## Stream: Program verification

### Topic: How to deal with exploding number of cases?

#### Daniel Fabian (Jun 27 2020 at 22:37):

I'm trying to port a proof I did about rb-tree earlier in F* to lean as an exercise. (Original)

The main insertion algorithm is this

mutual def ins, insB
with ins : Π {h col}, ℤ → rbnode' h col → almost_node h
| ._ ._ x E := V (R E x E)
| ._ ._ x (B a y b) :=
if x < y then
match balance_lb (ins x a) y b with
| HR r := V r
| HB b := V b
end
else if x = y then V (B a y b)
else
match balance_rb a y (ins x b) with
| HR r := V r
| HB b := V b
end
| ._ ._ x (R a y b) :=
if x < y then balance_lr (insB x a) y b
else if x = y then V (R a y b)
else balance_rr a y (insB x b)
with insB : Π {h}, ℤ → rbnode' h black → hidden_tree h
| ._ x E := HR (R E x E)
| ._ x (B a y b) :=
if x < y then balance_lb (ins x a) y b
else if x = y then HB (B a y b)
else balance_rb a y (ins x b)


the lemma i solved previously is this:

mutual theorem ins_mem, insB_mem
with ins_mem : Π {h c} (x : ℤ) (s : rbnode' h c) (z : ℤ),
mem z s ∨ z = x ↔ almost_node_mem z (ins x s)
...
with insB_mem : Π {h} (x : ℤ) (s : rbnode' h black) (z : ℤ),
mem z s ∨ z = x ↔ hidden_tree_mem z (insB x s)


If you need the details, the full file is attached.

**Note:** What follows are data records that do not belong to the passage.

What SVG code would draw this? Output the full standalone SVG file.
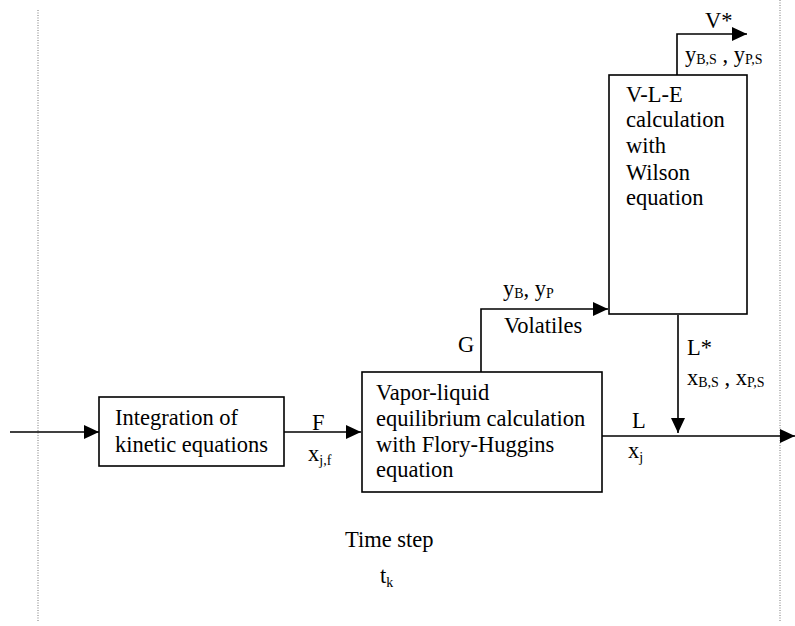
<svg xmlns="http://www.w3.org/2000/svg" width="795" height="626" viewBox="0 0 795 626">
<style>
text{font-family:'Liberation Serif','Times New Roman',serif;font-size:22.5px;fill:#000}
.s{font-size:14px}
.box{fill:#fff;stroke:#000;stroke-width:1.6}
.c{fill:none;stroke:#000;stroke-width:1.6}
.dot{stroke:#777;stroke-width:1;stroke-dasharray:1 1.5}
</style>
<defs>
<marker id="ah" markerUnits="userSpaceOnUse" markerWidth="16" markerHeight="14" refX="15" refY="7" orient="auto">
<path d="M0,0 L15,7 L0,14 Z" fill="#000"/>
</marker>
</defs>
<g id="guides">
<line class="dot" x1="38" y1="10" x2="38" y2="622"/>
<line class="dot" x1="780" y1="0" x2="780" y2="622"/>
</g>
<g id="connectors">
<line class="c" x1="10" y1="432" x2="99" y2="432" marker-end="url(#ah)"/>
<line class="c" x1="284" y1="432" x2="361" y2="432" marker-end="url(#ah)"/>
<polyline class="c" points="481,372 481,309 608,309" marker-end="url(#ah)"/>
<polyline class="c" points="677,75 677,34 747,34" marker-end="url(#ah)"/>
<line class="c" x1="678" y1="315" x2="678" y2="433" marker-end="url(#ah)"/>
<line class="c" x1="602" y1="436" x2="795" y2="436" marker-end="url(#ah)"/>
</g>
<g id="kinetic">
<rect class="box" x="99" y="397" width="185" height="69"/>
<text x="115" y="425">Integration of</text>
<text x="115" y="452">kinetic equations</text>
</g>
<g id="vle-fh">
<rect class="box" x="362" y="372" width="240" height="120"/>
<text x="376" y="400">Vapor-liquid</text>
<text x="376" y="426">equilibrium calculation</text>
<text x="376" y="452">with Flory-Huggins</text>
<text x="376" y="477">equation</text>
</g>
<g id="vle-wilson">
<rect class="box" x="609" y="75" width="138" height="239"/>
<text x="626" y="102">V-L-E</text>
<text x="626" y="127">calculation</text>
<text x="626" y="153">with</text>
<text x="626" y="180">Wilson</text>
<text x="626" y="205">equation</text>
</g>
<g id="labels">
<text x="312" y="430">F</text>
<text x="308" y="461">x<tspan class="s" dy="4">j,f</tspan></text>
<text x="458" y="352">G</text>
<text x="503" y="296">y<tspan class="s" dy="2">B</tspan><tspan dy="-2">, y</tspan><tspan class="s" dy="2">P</tspan></text>
<text x="504" y="333">Volatiles</text>
<text x="705" y="28">V*</text>
<text x="685" y="62">y<tspan class="s" dy="2">B,S</tspan><tspan dy="-2"> , y</tspan><tspan class="s" dy="2">P,S</tspan></text>
<text x="687" y="355">L*</text>
<text x="687" y="385">x<tspan class="s" dy="2">B,S</tspan><tspan dy="-2"> , x</tspan><tspan class="s" dy="2">P,S</tspan></text>
<text x="632" y="428">L</text>
<text x="628" y="458">x<tspan class="s" dy="4">j</tspan></text>
<text x="345" y="547">Time step</text>
<text x="380" y="583">t<tspan class="s" dy="4">k</tspan></text>
</g>
</svg>
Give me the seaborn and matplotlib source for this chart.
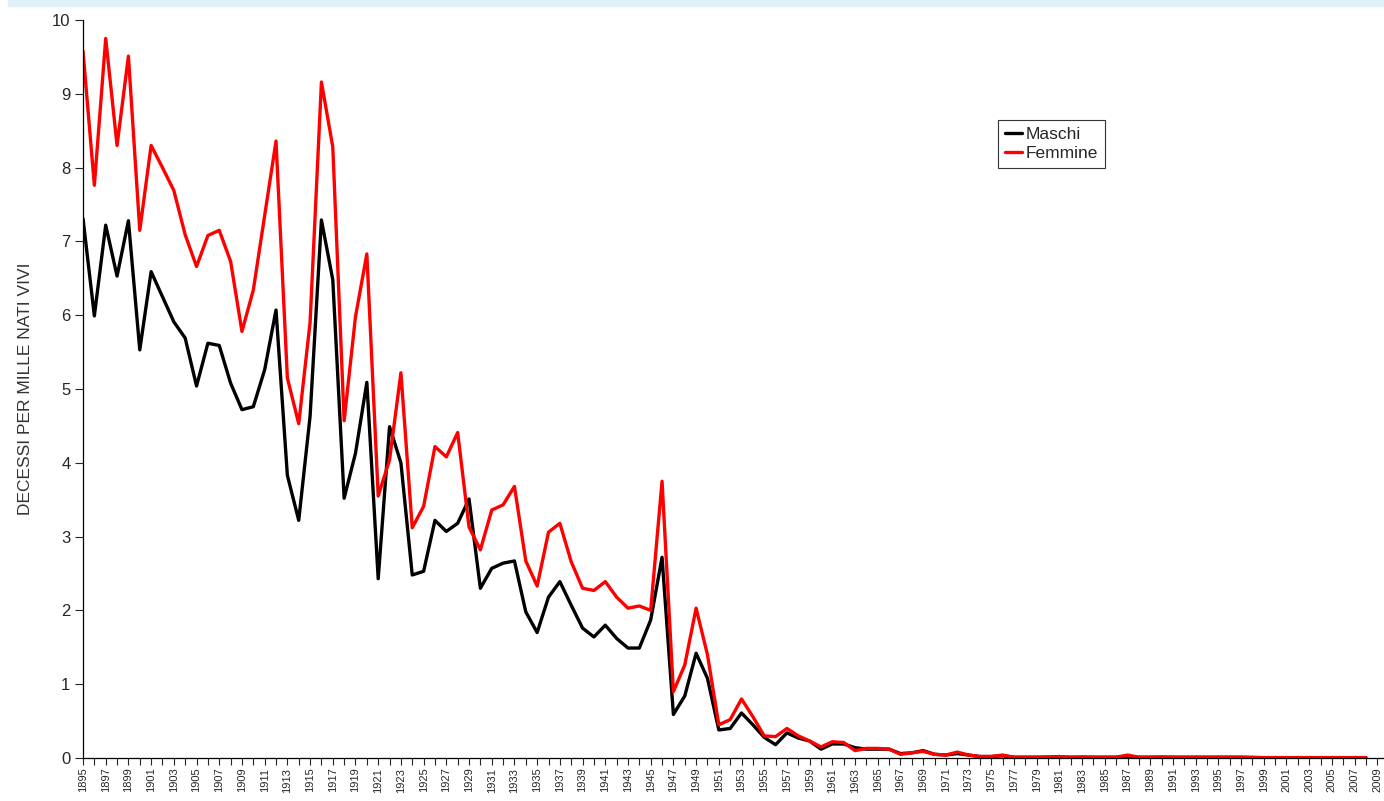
import numpy as np
import pandas as pd
import matplotlib.pyplot as plt
import seaborn as sns
from matplotlib.patches import Rectangle
from matplotlib.lines import Line2D
from matplotlib.ticker import MultipleLocator

years = list(range(1895, 2009))

maschi = [
    7.31, 5.99, 7.22, 6.53, 7.28, 5.53, 6.59, 6.25, 5.91, 5.69,
    5.04, 5.62, 5.59, 5.08, 4.72, 4.76, 5.26, 6.07, 3.83, 3.22,
    4.63, 7.29, 6.48, 3.52, 4.13, 5.09, 2.43, 4.49, 4.00, 2.48,
    2.53, 3.22, 3.07, 3.18, 3.51, 2.30, 2.57, 2.64, 2.67, 1.98,
    1.70, 2.18, 2.39, 2.07, 1.76, 1.64, 1.80, 1.62, 1.49, 1.49,
    1.87, 2.72, 0.59, 0.84, 1.42, 1.08, 0.38, 0.40, 0.61, 0.45,
    0.28, 0.18, 0.34, 0.27, 0.23, 0.12, 0.19, 0.19, 0.14, 0.12,
    0.12, 0.12, 0.06, 0.07, 0.10, 0.05, 0.04, 0.06, 0.04, 0.02,
    0.02, 0.03, 0.01, 0.01, 0.01, 0.01, 0.01, 0.01, 0.01, 0.01,
    0.01, 0.01, 0.02, 0.01, 0.01, 0.01, 0.01, 0.01, 0.01, 0.01,
    0.01, 0.01, 0.01, 0.005, 0.005, 0.005, 0.005, 0.005, 0.005, 0.005,
    0.005, 0.005, 0.005, 0.005,
]

femmine = [
    9.58, 7.76, 9.75, 8.30, 9.51, 7.15, 8.30, 8.00, 7.69, 7.09,
    6.66, 7.08, 7.15, 6.73, 5.78, 6.34, 7.35, 8.36, 5.15, 4.53,
    5.90, 9.16, 8.28, 4.57, 5.98, 6.83, 3.55, 4.04, 5.22, 3.12,
    3.41, 4.22, 4.08, 4.41, 3.13, 2.82, 3.36, 3.43, 3.68, 2.67,
    2.33, 3.06, 3.18, 2.66, 2.30, 2.27, 2.39, 2.18, 2.03, 2.06,
    2.00, 3.75, 0.90, 1.26, 2.03, 1.40, 0.45, 0.52, 0.80, 0.56,
    0.30, 0.29, 0.40, 0.30, 0.23, 0.15, 0.22, 0.21, 0.10, 0.13,
    0.13, 0.12, 0.05, 0.07, 0.09, 0.05, 0.04, 0.08, 0.04, 0.02,
    0.02, 0.04, 0.01, 0.01, 0.01, 0.015, 0.02, 0.01, 0.015, 0.01,
    0.01, 0.01, 0.04, 0.01, 0.01, 0.015, 0.01, 0.01, 0.01, 0.01,
    0.01, 0.01, 0.01, 0.01, 0.005, 0.005, 0.005, 0.005, 0.005, 0.005,
    0.005, 0.005, 0.005, 0.005,
]

df = pd.DataFrame({
    "anno": years * 2,
    "valore": maschi + femmine,
    "sesso": ["Maschi"] * len(years) + ["Femmine"] * len(years),
})

sns.set_style("ticks")
plt.rcParams["font.family"] = ["Liberation Sans", "DejaVu Sans"]

fig = plt.figure(figsize=(13.84, 8.01), dpi=100)
ax = fig.add_axes([83 / 1384, 1 - 758 / 801, (1383 - 83) / 1384, (758 - 20) / 801])

# light blue strip along the top edge
fig.patches.append(Rectangle((8 / 1384, 1 - 6 / 801), 1, 6 / 801,
                             transform=fig.transFigure, color="#dff0f8", zorder=0))

sns.lineplot(data=df, x="anno", y="valore", hue="sesso",
             palette={"Maschi": "black", "Femmine": "#ff0000"},
             linewidth=2.4, ax=ax, legend=False)

ax.set_xlim(1895, 2009.5)
ax.set_ylim(0, 10)
ax.xaxis.set_minor_locator(MultipleLocator(1))
ax.set_xticks(range(1895, 2010, 2))
ax.set_xticklabels([str(y) for y in range(1895, 2010, 2)], rotation=90, fontsize=8)
ax.set_yticks(range(0, 11))
ax.tick_params(axis="y", labelsize=12, length=6, width=0.8, pad=3)
ax.tick_params(axis="x", which="both", length=5, width=0.8, pad=2)

sns.despine(ax=ax)
for s in ["left", "bottom"]:
    ax.spines[s].set_linewidth(0.9)
    ax.spines[s].set_color("black")

ax.set_xlabel("")
ax.set_ylabel("DECESSI PER MILLE NATI VIVI", fontsize=12.5, color="#333333", labelpad=14)

handles = [Line2D([], [], color="black", lw=2.4), Line2D([], [], color="#ff0000", lw=2.4)]
leg = ax.legend(handles, ["Maschi", "Femmine"], loc="upper left",
                bbox_to_anchor=((998 - 83) / 1300, 1 - (120 - 20) / 738),
                borderaxespad=0, fontsize=12.5, handlelength=1.0, handletextpad=0.2,
                borderpad=0.4, labelspacing=0.2, fancybox=False, framealpha=1)
leg.get_frame().set_edgecolor("#333333")
leg.get_frame().set_linewidth(0.8)

fig.savefig("out.png", dpi=100)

But I do have a question; the proof is a real 200-line mess of dozens of trivial and semi-trivial cases and it takes half a minute just to typecheck. How are we meant to prove properties about programs realistically? Given that programs routinely have a good degree of cyclomatic complexity.

The equivalent F* proof looks like this:

val insB_mem : #h:nat -> x:int -> s:rbnode h Black ->
Lemma (ensures forall y. (mem y s \/ y = x) <==> hiddenTree_mem y (insB x s)) (decreases s)

let rec ins_mem #h #c x = function
| Leaf -> ()
| B a y b ->
if x < y then ins_mem x a
else if x = y then ()
else ins_mem x b
| R a y b ->
if x < y then insB_mem x a
else if x = y then ()
else insB_mem x b
and insB_mem #h x = function
| Leaf -> ()
| B a y b ->
if x < y then ins_mem x a
else if x = y then ()
else ins_mem x b


it still captures the relevant cases and shows how to recursively apply the IH and all. Now you'd of course expect a bit more automation from a Z3-backed theorem prover, but I think I'm doing something wrong that it would be 200+ lines.
rbtree_intrinsic.lean

#### Simon Hudon (Jun 27 2020 at 23:14):

I think it's a lot of different habits that would make your proofs shorter. For instance, simp is the swiss knife of Lean. Instead of calling unfold several times, you can use simp to unfold all of them (in one call). Actually you could also make only one unfold call. simp also does some rewriting using its arguments and with the simp list which is a good thing to cultivate. Tag some of your lemmas with simp to make your future proofs simpler

#### Simon Hudon (Jun 27 2020 at 23:16):

For propositional reasoning, tauto! might be the first thing to consider but finish and solve_by_elim can also be useful. solve_by_elim does a more limited kind of reasoning but, unlike tauto, it brings in theorems

#### Daniel Fabian (Jun 27 2020 at 23:35):

interesting, I usually was trying to avoid calling simp on intermediate steps because I read it's meant to make proofs brittle. Would it be fine to do something like simp,..., simp, ..., simp?

#### Simon Hudon (Jun 27 2020 at 23:42):

I am sometimes a bit reckless with simp but I think the accepted practices is to write:

suffices : _, by simp,


#### Simon Hudon (Jun 27 2020 at 23:43):

I think already simp only (for which squeeze_simp can help you come up with the right list of lemmas) makes things more robust.

#### Daniel Fabian (Jun 27 2020 at 23:44):

ah yes, that's better. thx

#### Simon Hudon (Jun 28 2020 at 18:07):

It might also be that by {[smt] eblast } could be useful. We should ask @Jesse Michael Han to write us a tutorial about how to choose ematch lemmas

Last updated: May 08 2021 at 21:09 UTC